- YOUR GOAL
Leave the pictures out and quote every line from the start of the listing to the line with "uncapped_err_minus = [25, 32, 29, 22, 80]", inclusive.

- MATERIAL PROVIDED
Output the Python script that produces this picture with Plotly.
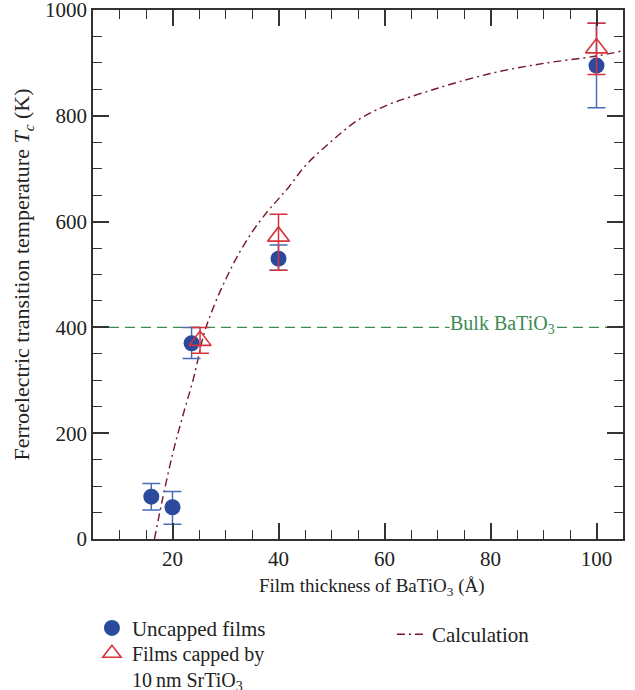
import plotly.graph_objects as go

# ---- data ----
uncapped_x = [16, 20, 23.6, 40, 100]
uncapped_y = [80, 60, 370, 530, 895]
uncapped_err_plus = [25, 30, 30, 26, 80]
uncapped_err_minus = [25, 32, 29, 22, 80]

capped_x = [25.2, 40, 100]
capped_y = [375, 572, 928]
capped_err_plus = [25, 42, 47]
capped_err_minus = [24, 64, 50]

calc_x = [16.6, 18, 20, 22, 24, 26, 28, 30, 32, 35, 38, 40, 42, 45, 50, 55, 60, 70, 80, 90, 100, 105]
calc_y = [0, 70, 160, 235, 305, 390, 445, 490, 530, 580, 620, 643, 666, 705, 752, 792, 818, 852, 880, 899, 913, 923]

BULK_TC = 400
bulk_label_x = 82.3

x_ticks = [20, 40, 60, 80, 100]
y_ticks = [0, 200, 400, 600, 800, 1000]

FONT = "Liberation Serif"
BLUE = "#2c4a9c"
BLUE_ERR = "#4a6cb8"
RED = "#d8333d"
MAROON = "#74182a"
GREEN = "#3b8b52"
TXT = "#222"

fig = go.Figure()

fig.add_hline(y=BULK_TC, line=dict(color=GREEN, width=1.4, dash="10px,6px"), layer="below")

fig.add_trace(go.Scatter(
    x=calc_x, y=calc_y, mode="lines", name="Calculation",
    line=dict(color=MAROON, width=1.4, dash="8px,4px,2px,4px", shape="spline"),
    legend="legend2", showlegend=True,
))

fig.add_trace(go.Scatter(
    x=uncapped_x, y=uncapped_y, mode="markers", name="Uncapped films",
    marker=dict(symbol="circle", size=16, color=BLUE),
    error_y=dict(type="data", symmetric=False, array=uncapped_err_plus,
                 arrayminus=uncapped_err_minus, color=BLUE_ERR, thickness=1.5, width=9),
    legend="legend", showlegend=True,
))

fig.add_trace(go.Scatter(
    x=capped_x, y=capped_y, mode="markers",
    name="Films capped by<br>10\u2009nm SrTiO<sub>3</sub>",
    marker=dict(symbol="triangle-up-open", size=19, color=RED, line=dict(width=1.6, color=RED)),
    error_y=dict(type="data", symmetric=False, array=capped_err_plus,
                 arrayminus=capped_err_minus, color=RED, thickness=1.5, width=9),
    legend="legend3", showlegend=True,
))

fig.add_annotation(
    x=bulk_label_x, y=BULK_TC, text="Bulk BaTiO<sub>3</sub>", showarrow=False,
    font=dict(family=FONT, size=20, color=GREEN), bgcolor="white",
    xanchor="center", yanchor="middle", yshift=3, borderpad=0,
)

fig.add_annotation(
    x=0.526, y=-0.09, xref="paper", yref="paper",
    text="Film thickness of BaTiO<sub>3</sub> (Å)", showarrow=False,
    font=dict(family=FONT, size=19, color=TXT), xanchor="center", yanchor="middle",
)

axis_common = dict(
    showline=True, linecolor="#333", linewidth=1.5, mirror="ticks",
    ticks="inside", ticklen=16, tickwidth=1.5, tickcolor="#333",
    showgrid=False, zeroline=False, ticklabeloverflow="allow",
    tickfont=dict(family=FONT, size=21, color=TXT),
)

fig.update_xaxes(
    range=[5, 105], tickvals=x_ticks,
    minor=dict(dtick=5, tick0=0, ticks="inside", ticklen=9, tickwidth=1.3, tickcolor="#333"),
    **axis_common,
)
fig.update_yaxes(
    range=[0, 1000], tickvals=y_ticks,
    minor=dict(dtick=50, tick0=0, ticks="inside", ticklen=9, tickwidth=1.3, tickcolor="#333"),
    title=dict(text="Ferroelectric transition temperature <i>T<sub>c</sub></i> (K)",
               font=dict(family=FONT, size=22, color=TXT), standoff=9),
    **axis_common,
)

legend_font = dict(family=FONT, size=21, color=TXT)
fig.update_layout(
    width=635, height=690,
    margin=dict(l=93, r=12, t=10, b=151, autoexpand=False),
    plot_bgcolor="white", paper_bgcolor="white",
    font=dict(family=FONT, size=19, color=TXT),
    showlegend=True,
    legend=dict(
        x=-0.002, y=-0.130, xanchor="left", yanchor="top",
        font=legend_font, bgcolor="rgba(0,0,0,0)", visible=True,
    ),
    legend2=dict(
        x=0.564, y=-0.142, xanchor="left", yanchor="top",
        font=legend_font, bgcolor="rgba(0,0,0,0)", visible=True,
    ),
    legend3=dict(
        x=-0.002, y=-0.179, xanchor="left", yanchor="top",
        valign="top", font=dict(family=FONT, size=20, color=TXT),
        bgcolor="rgba(0,0,0,0)", visible=True,
    ),
)

# remove the browser's default 8px body margin so the figure fills the window
fig.write_html("out.html", config={"displayModeBar": False},
               post_script="document.body.style.margin='0';")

- OUTPUT
Output the Python script that produces this picture with Plotly.
import plotly.graph_objects as go

# ---- data ----
uncapped_x = [16, 20, 23.6, 40, 100]
uncapped_y = [80, 60, 370, 530, 895]
uncapped_err_plus = [25, 30, 30, 26, 80]
uncapped_err_minus = [25, 32, 29, 22, 80]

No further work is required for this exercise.